School for Fools defies classification. In part, it is a love story, in part it is a book about madness and dissociation and their effect on memory. Yet whether its focus is psychological, romantic, or political, Russian readers of School for Fools will no doubt remember most of all its linguistic and narrative innovations, the way in which Sokolov has turned the language of everyday conversation into a witty, subtle, and dynamic collage of imagery and rhetoric, and its plea on behalf of freedom. School for Fools does not ignore historical reality. One character, Academician Acatov, is a botanist who spent years in a labor camp for propounding a theory that contradicted the prevailing dogma. Near the end of the novel, the author himself interrupts the narrative to speculate upon what will happen if his book should reach the authorities: “There will be great unpleasantness for me, up to and including the most unpleasant. I’m afraid they’ll immediately ship me off there. . . .” In addition, the book is suffused with a semi-playful iconoclasm toward the symbols of Soviet authority. So it is hardly coincidental that the father who contributes to his son’s schizophrenia is a prosecutor, or that the child’s hero is a barefoot geography teacher who preaches freedom and abandonment. Yet Sokolov’s novel is not didactic, nor does it “succumb to the temptation of the truth,” in Sinyavsky’s phrase. Rather, in School for Fools Sokolov resolves the dilemma facing today’s Soviet writer by making historical truth successfully serve the needs of the imagination.

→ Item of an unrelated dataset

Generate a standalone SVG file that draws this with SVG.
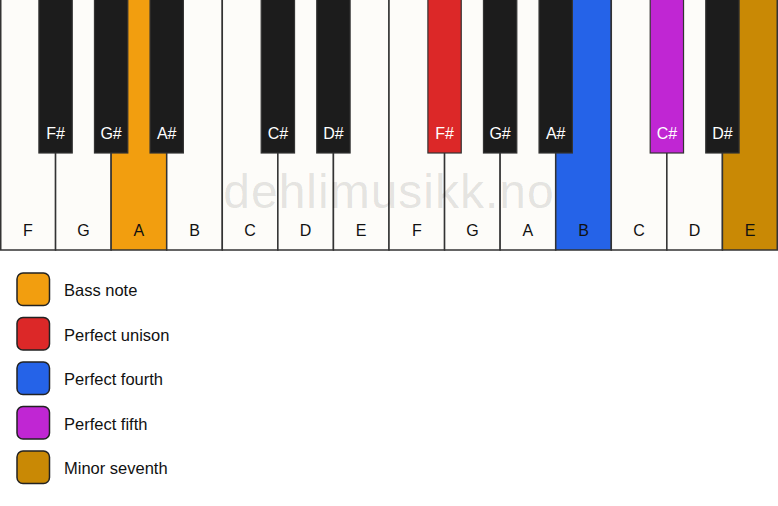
<svg xmlns="http://www.w3.org/2000/svg" width="778" height="506" viewBox="0 0 778 506">
<style>
.w{fill:#fdfcf9;stroke:#333;stroke-width:1.5}
.b{fill:#1c1c1c;stroke:#333;stroke-width:1.2}
.wl{font-family:"Liberation Sans",Arial,sans-serif;font-size:16px;fill:#111;text-anchor:middle}
.bl{font-family:"Liberation Sans",Arial,sans-serif;font-size:16px;fill:#fff;text-anchor:middle}
.lg{stroke:#222;stroke-width:1.5}
.lt{font-family:"Liberation Sans",Arial,sans-serif;font-size:16.5px;fill:#111}
</style>
<rect width="778" height="506" fill="#ffffff"/>
<g id="white-keys">
<g id="wF1"><rect class="w" x="0.75" y="-1" width="54.82" height="251"/><text class="wl" x="27.8" y="236">F</text></g>
<g id="wG1"><rect class="w" x="55.57" y="-1" width="55.57" height="251"/><text class="wl" x="83.4" y="236">G</text></g>
<g id="wA1"><rect class="w" x="111.14" y="-1" width="55.57" height="251" style="fill:#f29e0f"/><text class="wl" x="138.9" y="236">A</text></g>
<g id="wB1"><rect class="w" x="166.71" y="-1" width="55.57" height="251"/><text class="wl" x="194.5" y="236">B</text></g>
<g id="wC1"><rect class="w" x="222.29" y="-1" width="55.57" height="251"/><text class="wl" x="250.1" y="236">C</text></g>
<g id="wD1"><rect class="w" x="277.86" y="-1" width="55.57" height="251"/><text class="wl" x="305.6" y="236">D</text></g>
<g id="wE1"><rect class="w" x="333.43" y="-1" width="55.57" height="251"/><text class="wl" x="361.2" y="236">E</text></g>
<g id="wF2"><rect class="w" x="389" y="-1" width="55.57" height="251"/><text class="wl" x="416.8" y="236">F</text></g>
<g id="wG2"><rect class="w" x="444.57" y="-1" width="55.57" height="251"/><text class="wl" x="472.4" y="236">G</text></g>
<g id="wA2"><rect class="w" x="500.14" y="-1" width="55.57" height="251"/><text class="wl" x="527.9" y="236">A</text></g>
<g id="wB2"><rect class="w" x="555.71" y="-1" width="55.57" height="251" style="fill:#2563e8"/><text class="wl" x="583.5" y="236">B</text></g>
<g id="wC2"><rect class="w" x="611.29" y="-1" width="55.57" height="251"/><text class="wl" x="639.1" y="236">C</text></g>
<g id="wD2"><rect class="w" x="666.86" y="-1" width="55.57" height="251"/><text class="wl" x="694.6" y="236">D</text></g>
<g id="wE2"><rect class="w" x="722.43" y="-1" width="54.82" height="251" style="fill:#c98905"/><text class="wl" x="750.2" y="236">E</text></g>
</g>
<text x="389" y="208" font-family="Liberation Sans,Arial,sans-serif" font-size="48" fill="#000" fill-opacity="0.11" text-anchor="middle" letter-spacing="1">dehlimusikk.no</text>
<g id="black-keys">
<g id="bFs1"><rect class="b" x="38.9" y="-1" width="33.34" height="154"/><text class="bl" x="55.6" y="139">F#</text></g>
<g id="bGs1"><rect class="b" x="94.47" y="-1" width="33.34" height="154"/><text class="bl" x="111.1" y="139">G#</text></g>
<g id="bAs1"><rect class="b" x="150.04" y="-1" width="33.34" height="154"/><text class="bl" x="166.7" y="139">A#</text></g>
<g id="bCs1"><rect class="b" x="261.19" y="-1" width="33.34" height="154"/><text class="bl" x="277.9" y="139">C#</text></g>
<g id="bDs1"><rect class="b" x="316.76" y="-1" width="33.34" height="154"/><text class="bl" x="333.4" y="139">D#</text></g>
<g id="bFs2"><rect class="b" x="427.9" y="-1" width="33.34" height="154" style="fill:#dc2828"/><text class="bl" x="444.6" y="139">F#</text></g>
<g id="bGs2"><rect class="b" x="483.47" y="-1" width="33.34" height="154"/><text class="bl" x="500.1" y="139">G#</text></g>
<g id="bAs2"><rect class="b" x="539.04" y="-1" width="33.34" height="154"/><text class="bl" x="555.7" y="139">A#</text></g>
<g id="bCs2"><rect class="b" x="650.19" y="-1" width="33.34" height="154" style="fill:#c026d3"/><text class="bl" x="666.9" y="139">C#</text></g>
<g id="bDs2"><rect class="b" x="705.76" y="-1" width="33.34" height="154"/><text class="bl" x="722.4" y="139">D#</text></g>
</g>
<g id="legend">
<g id="lg1"><rect class="lg" x="17" y="273" width="32.5" height="32.5" rx="6" fill="#f29e0f"/><text class="lt" x="64" y="296">Bass note</text></g>
<g id="lg2"><rect class="lg" x="17" y="317.5" width="32.5" height="32.5" rx="6" fill="#dc2828"/><text class="lt" x="64" y="340.5">Perfect unison</text></g>
<g id="lg3"><rect class="lg" x="17" y="362" width="32.5" height="32.5" rx="6" fill="#2563e8"/><text class="lt" x="64" y="385">Perfect fourth</text></g>
<g id="lg4"><rect class="lg" x="17" y="406.5" width="32.5" height="32.5" rx="6" fill="#c026d3"/><text class="lt" x="64" y="429.5">Perfect fifth</text></g>
<g id="lg5"><rect class="lg" x="17" y="451" width="32.5" height="32.5" rx="6" fill="#c98905"/><text class="lt" x="64" y="474">Minor seventh</text></g>
</g>
</svg>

Although Sokolov left the Soviet Union almost two years ago, manuscript copies of his novel are known to be circulating there. It will be interesting to see how his talent develops in the West, now that he has escaped from the oppressive society that paradoxically nurtured his creative energy. For many Soviet writers, the more relaxed political atmosphere of the West, with its physical comforts and easy distractions, tends to reduce the anxious need to create that was the hallmark of their intellectual life in Moscow. Some, like Suslov or Voinovich—the former is already in the West, the latter still in Russia—who seem inextricably connected to the specific details of Soviet life, may be compelled to seek new themes and styles. In the case of Sokolov, a writer whose imagination appears less dependent on his immediate surroundings, emigré life, far from draining his creative energy, may offer new inspiration to an already distinctive and original talent.
1 Translated by Maxine Bronstein, Indiana University Press, 204 pp., $8.95.
2 Translated by Richard Lourie, Farrar, Straus & Giroux, 316 pp., $10.00.
3 Translated by David Lapeza, Farrar, Straus & Giroux, 132 pp., $10.00.
4 Translated by Carl Proffer, Ardis, 228 pp., $10.00.